El plan de Iberdrola certifica que el sector energético, que aún gana dinero, ha dejado de ser un refugio para el empleo, los salarios por encima de la media y las retribuciones en especie. Como apuntan los expertos en el mercado laboral, el antiguo trabajo protegido, seguro y para toda la vida ya es una utopía. Ni existe en las ocupaciones industriales, ni existe en los servicios, ni existe en las áreas más vinculadas a la tecnología y al saber. Como Iberdrola, otras compañías grandes, caso de Endesa o de Naturgy –las tres obtuvieron 3.307 millones de beneficios en el primer semestre- también están aplicando planes para adelgazar el número de trabajadores.

El sector energético sigue la estela de otras grandes corporaciones –Caixabank, Banco Santander, Telefónica- para desprenderse de miles de trabajadores que apenas superan los 50 años. Un diputado –Alberto Montero, Unidas Podemos- ya planteó en el Congreso, refiriéndose al Banco Santander y antes de la llegada de la gran pandemia, la paradoja que supone despedir personal a miles mientras en el sector bancario se realizaron solo en 2017 más de 17 millones de horas extras sin remunerar.

El mensaje que llega a la sociedad es de desánimo: los trabajadores maduros donde mejor están es en casa.

Incluso si los despidos se hacen mediante Planes de Suspensión Individual (PSI) -Telefónica-, sin coste aparente para las arcas públicas en lugar de Expedientes de Regulación de Empleo (ERE), que si tienen un coste para la Seguridad Social, el mensaje que llega a la sociedad es de desánimo: los trabajadores maduros donde mejor están es en casa. Eso en un país que ha retrasado la edad de jubilación oficial a los 67 años. Es evidente que algo no cuadra.

La evolución de la pirámide de población apunta a que los trabajadores jóvenes y formados van a ser cada día menos. Si se expulsa a los empleados maduros de las áreas y corporaciones más productivas y tecnificadas, el golpe a la sociedad puede ser irreparable. Está sucediendo ya: los mayores de 50 que encuentran ocupación -y no es fácil a esa edad- lo hacen en servicios auxiliares y en la economía sumergida. Una enorme zancadilla para las pensiones futuras.

Los recortes en sectores que una vez fueron refugio son también el fruto de los cambios tecnológicos y de estrategia que viven las empresas. Por ahora, se mantiene la idea de que la nueva economía, digitalizada y verde, va a crear puestos de trabajo que ni siquiera es posible imaginar. Pero lo que se ve hasta ahora es que se crea poco empleo –no sólo por la pandemia- y el que se crea no es en mejores condiciones. 

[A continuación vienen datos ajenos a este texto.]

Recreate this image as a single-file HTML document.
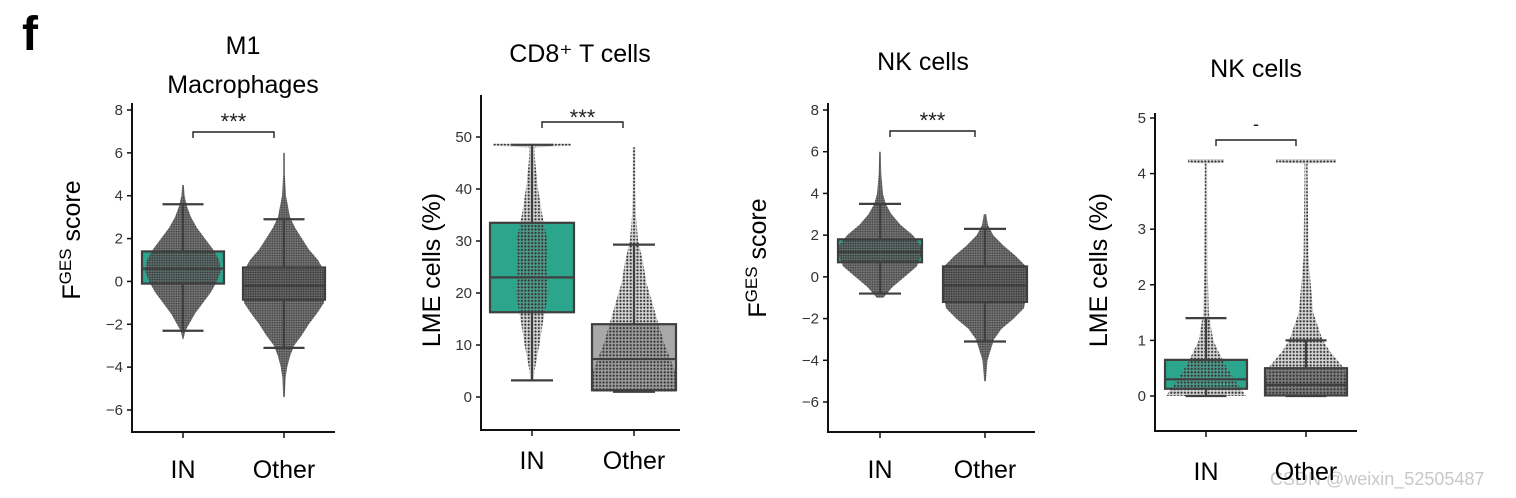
<!DOCTYPE html>
<html><head><meta charset="utf-8">
<style>
html,body{margin:0;padding:0;background:#fff;width:1516px;height:498px;overflow:hidden}
svg{display:block;font-family:"Liberation Sans",sans-serif}
</style></head>
<body>
<svg id="fig" width="1516" height="498" viewBox="0 0 1516 498">
<defs>
<pattern id="dense" width="2.4" height="2.4" patternUnits="userSpaceOnUse"><rect width="2.4" height="2.4" fill="#6a6a6a"/><circle cx="1.2" cy="1.2" r="0.9" fill="#2e2e2e"/></pattern>
<pattern id="sparse" width="3.4" height="3.4" patternUnits="userSpaceOnUse"><rect width="3.4" height="3.4" fill="#8a8a8a" fill-opacity="0.35"/><circle cx="1.7" cy="1.7" r="1.1" fill="#333"/></pattern>
</defs>
<text x="22" y="50" font-size="48" font-weight="bold">f</text>
<text x="1270" y="485" font-size="18" fill="#c8c8c8">CSDN @weixin_52505487</text>
</svg>
<script>
// ---- data arrays ----
const categories = ["IN", "Other"];
const p1Boxes = [[-2.3,-0.1,0.6,1.4,3.6],[-3.1,-0.85,-0.2,0.65,2.9]];
const p2Boxes = [[3.2,16.3,23,33.5,48.5],[1,1.3,7.3,14,29.3]];
const p3Boxes = [[-0.8,0.7,1.2,1.8,3.5],[-3.1,-1.2,-0.4,0.5,2.3]];
const p4Boxes = [[0,0.13,0.3,0.65,1.4],[0,0.01,0.2,0.5,1.0]];
const p1Ticks = [-6,-4,-2,0,2,4,6,8];
const p2Ticks = [0,10,20,30,40,50];
const p3Ticks = [-6,-4,-2,0,2,4,6,8];
const p4Ticks = [0,1,2,3,4,5];
// swarm density profiles: [value, relative width]
const p1SwarmIN = [[-2.7,0.01],[-2.3,0.06],[-2,0.15],[-1.5,0.3],[-1,0.5],[-0.5,0.7],[0,0.85],[0.5,0.95],[1,0.9],[1.5,0.75],[2,0.55],[2.5,0.35],[3,0.2],[3.5,0.1],[4,0.04],[4.5,0.02]];
const p1SwarmOther = [[-5.4,0.02],[-4.5,0.04],[-4,0.08],[-3.5,0.15],[-3,0.25],[-2.5,0.45],[-2,0.62],[-1.5,0.82],[-1,1],[-0.5,1],[0,1],[0.5,1],[1,0.85],[1.5,0.62],[2,0.45],[2.5,0.28],[3,0.15],[3.5,0.1],[4,0.05],[5,0.02],[6,0.02]];
const p2SwarmIN = [[3,0.03],[5,0.06],[10,0.18],[15,0.28],[20,0.4],[25,0.35],[30,0.38],[35,0.25],[40,0.15],[45,0.08],[48,0.06],[48.3,0.95],[48.7,0.95]];
const p2SwarmOther = [[1,1],[3,1],[5,1],[7,0.9],[10,0.75],[14,0.6],[18,0.45],[22,0.3],[26,0.22],[30,0.1],[35,0.05],[40,0.03],[48,0.03]];
const p3SwarmIN = [[-1,0.08],[-0.5,0.3],[0,0.6],[0.5,0.9],[1,1],[1.5,1],[2,0.8],[2.5,0.5],[3,0.28],[3.5,0.14],[4,0.07],[5,0.03],[6,0.02]];
const p3SwarmOther = [[-5,0.02],[-4,0.06],[-3,0.22],[-2.5,0.4],[-2,0.7],[-1.5,0.95],[-1,1],[-0.5,1],[0,1],[0.5,1],[1,0.75],[1.5,0.45],[2,0.2],[2.5,0.07],[3,0.03]];
const p4SwarmIN = [[0,1],[0.1,0.9],[0.3,0.7],[0.6,0.45],[1,0.18],[1.5,0.07],[2.3,0.04],[4,0.03],[4.18,0.03],[4.2,0.45],[4.26,0.45]];
const p4SwarmOther = [[0,1],[0.3,1],[0.5,0.95],[0.8,0.6],[1,0.42],[1.5,0.18],[2.5,0.06],[4,0.04],[4.18,0.04],[4.2,0.75],[4.26,0.75]];

const NS="http://www.w3.org/2000/svg";
const svg=document.getElementById('fig');
function mk(tag,attrs,parent){const e=document.createElementNS(NS,tag);for(const k in attrs)e.setAttribute(k,attrs[k]);(parent||svg).appendChild(e);return e;}

const panels=[
 {key:"m1",ax:132,top:103,bot:432,right:335,v0:8,y0:110,v1:-6,y1:410,xs:[183,284],bw:82,boxes:p1Boxes,ticks:p1Ticks,sw:[p1SwarmIN,p1SwarmOther],pat:"dense",otherFace:"#777",
  titles:[["M1",243,54],["Macrophages",243,93]],ylab:"score",sup:true,ylx:80,yly:240,br:[193,274,132,"***",121],lab:478},
 {key:"cd8",ax:481,top:95,bot:430,right:680,v0:50,y0:137,v1:0,y1:397,xs:[532,634],bw:84,boxes:p2Boxes,ticks:p2Ticks,sw:[p2SwarmIN,p2SwarmOther],pat:"sparse",otherFace:"#a8a8a8",
  titles:[["CD8\u207A T cells",580,62]],ylab:"LME cells (%)",sup:false,ylx:440,yly:270,br:[542,623,122,"***",117],lab:469},
 {key:"nk-fges",ax:828,top:103,bot:432,right:1035,v0:8,y0:110,v1:-6,y1:402,xs:[880,985],bw:84,boxes:p3Boxes,ticks:p3Ticks,sw:[p3SwarmIN,p3SwarmOther],pat:"dense",otherFace:"#777",
  titles:[["NK cells",923,70]],ylab:"score",sup:true,ylx:766,yly:258,br:[890,975,131,"***",120],lab:478},
 {key:"nk-lme",ax:1155,top:113,bot:431,right:1357,v0:5,y0:118,v1:0,y1:396,xs:[1206,1306],bw:82,boxes:p4Boxes,ticks:p4Ticks,sw:[p4SwarmIN,p4SwarmOther],pat:"sparse",otherFace:"#777",
  titles:[["NK cells",1256,77]],ylab:"LME cells (%)",sup:false,ylx:1107,yly:270,br:[1216,1296,140,"-",130],lab:480}
];

panels.forEach(p=>{
 const g=mk('g',{},svg);
 
 
 const Y=v=>p.y0+(v-p.v0)*(p.y1-p.y0)/(p.v1-p.v0);
 p.titles.forEach(t=>{const e=mk('text',{x:t[1],y:t[2],'font-size':25,'text-anchor':'middle'},g);e.textContent=t[0];
  
  });
 const ya=mk('line',{x1:p.ax,y1:p.top,x2:p.ax,y2:p.bot,stroke:'#111','stroke-width':2},g);
 
 
 const xa=mk('line',{x1:p.ax-1,y1:p.bot,x2:p.right,y2:p.bot,stroke:'#111','stroke-width':2},g);
 
 
 p.ticks.forEach(t=>{const y=Y(t);mk('line',{x1:p.ax-5,y1:y,x2:p.ax,y2:y,stroke:'#111','stroke-width':1.5},g);
  const e=mk('text',{x:p.ax-9,y:y+5,'font-size':15,'text-anchor':'end',fill:'#333'},g);e.textContent=t<0?'\u2212'+(-t):String(t);
  
  });
 const yl=mk('text',{transform:`translate(${p.ylx},${p.yly}) rotate(-90)`,'font-size':25,'text-anchor':'middle'},g);
 
 
 if(p.sup){const a=mk('tspan',{},yl);a.textContent='F';const b=mk('tspan',{dy:-9,'font-size':17},yl);b.textContent='GES';const c=mk('tspan',{dy:9},yl);c.textContent=' score';}
 else yl.textContent=p.ylab;
 p.xs.forEach((x,i)=>{
  mk('line',{x1:x,y1:p.bot,x2:x,y2:p.bot+6,stroke:'#111','stroke-width':1.5},g);
  const e=mk('text',{x:x,y:p.lab,'font-size':25,'text-anchor':'middle'},g);e.textContent=categories[i];
  
  
  const b=p.boxes[i];const hw=p.bw/2;
  const face=mk('rect',{x:x-hw,y:Y(b[3]),width:p.bw,height:Y(b[1])-Y(b[3]),fill:i==0?'#2ca58d':p.otherFace},g);
  
  
  const prof=p.sw[i];let pts=[];
  prof.forEach(d=>pts.push([x+d[1]*(hw-1),Y(d[0])]));
  for(let k=prof.length-1;k>=0;k--)pts.push([x-prof[k][1]*(hw-1),Y(prof[k][0])]);
  const sw=mk('polygon',{points:pts.map(q=>q[0].toFixed(1)+','+q[1].toFixed(1)).join(' '),fill:`url(#${p.pat})`,opacity:p.pat=='dense'?0.9:1},g);
  
  
  const st={stroke:'#3f3f3f','stroke-width':2.2,fill:'none'};
  mk('line',Object.assign({x1:x,y1:Y(b[0]),x2:x,y2:Y(b[1])},st),g);
  mk('line',Object.assign({x1:x,y1:Y(b[3]),x2:x,y2:Y(b[4])},st),g);
  mk('line',Object.assign({x1:x-hw/2,y1:Y(b[0]),x2:x+hw/2,y2:Y(b[0])},st),g);
  mk('line',Object.assign({x1:x-hw/2,y1:Y(b[4]),x2:x+hw/2,y2:Y(b[4])},st),g);
  mk('rect',Object.assign({x:x-hw,y:Y(b[3]),width:p.bw,height:Y(b[1])-Y(b[3])},st),g);
  const md=mk('line',Object.assign({x1:x-hw,y1:Y(b[2]),x2:x+hw,y2:Y(b[2])},st),g);
  
  
 });
 const br=p.br;
 const bp=mk('path',{d:`M${br[0]},${br[2]+6}V${br[2]}H${br[1]}V${br[2]+6}`,stroke:'#222','stroke-width':1.4,fill:'none'},g);
 
 
 const st=mk('text',{x:(br[0]+br[1])/2,y:br[4]+(br[3]=='***'?8:0),'font-size':br[3]=='***'?22:18,'text-anchor':'middle',fill:'#222'},g);
 st.textContent=br[3];
 
 
});
</script>
</body></html>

Se ha pasado de la rotación de cultivos agrícolas de antaño a la rotación de empleos.

El sociólogo alemán Ulrich Beck, profesor de la London School of Economics –citado por el decano de la Universidad de Vic, Josep Burgaya- definía la situación actual y futura, como la de un capitalismo sin trabajo, donde se ha pasado de la rotación de cultivos agrícolas de antaño a la rotación de empleos. Un mundo de ciudadanos que alternan el ingreso con el subsidio y el trabajo con el empleo. El retorno a la fragilidad y la inseguridad del mundo preindustrial.

El empleo se polariza. Por un lado, empleos de alta calificación y salarios muy altos -pocos- dedicados a tareas abstractas y, por otro, puestos de baja calificación, principalmente en la industria de los servicios. Las consecuencias pueden ser graves para la estabilidad social. El abanico salarial entre los diferentes tipos de trabajadores va a seguir ensanchándose y los empleos perdidos en los últimos años no van a volver. Los 800.000 puestos de trabajo que promete el presidente del Gobierno Pedro Sánchez en los próximos tres años son como el dedo que tapa el agujero de la presa. Este año, según el Fondo Monetario Internacional (FMI), se van a perder un millón.

La crisis de la Covid 19 ha agravado lo que ya era una tendencia. El FMI cree que, en el mejor de los casos, España no recuperará la tasa de paro previa a la pandemia al menos hasta 2026. La cultura del trabajo, el espinazo sobre el que han crecido las sociedades y las democracias, se tambalea. Y con ella, se tambalea el futuro. De todos.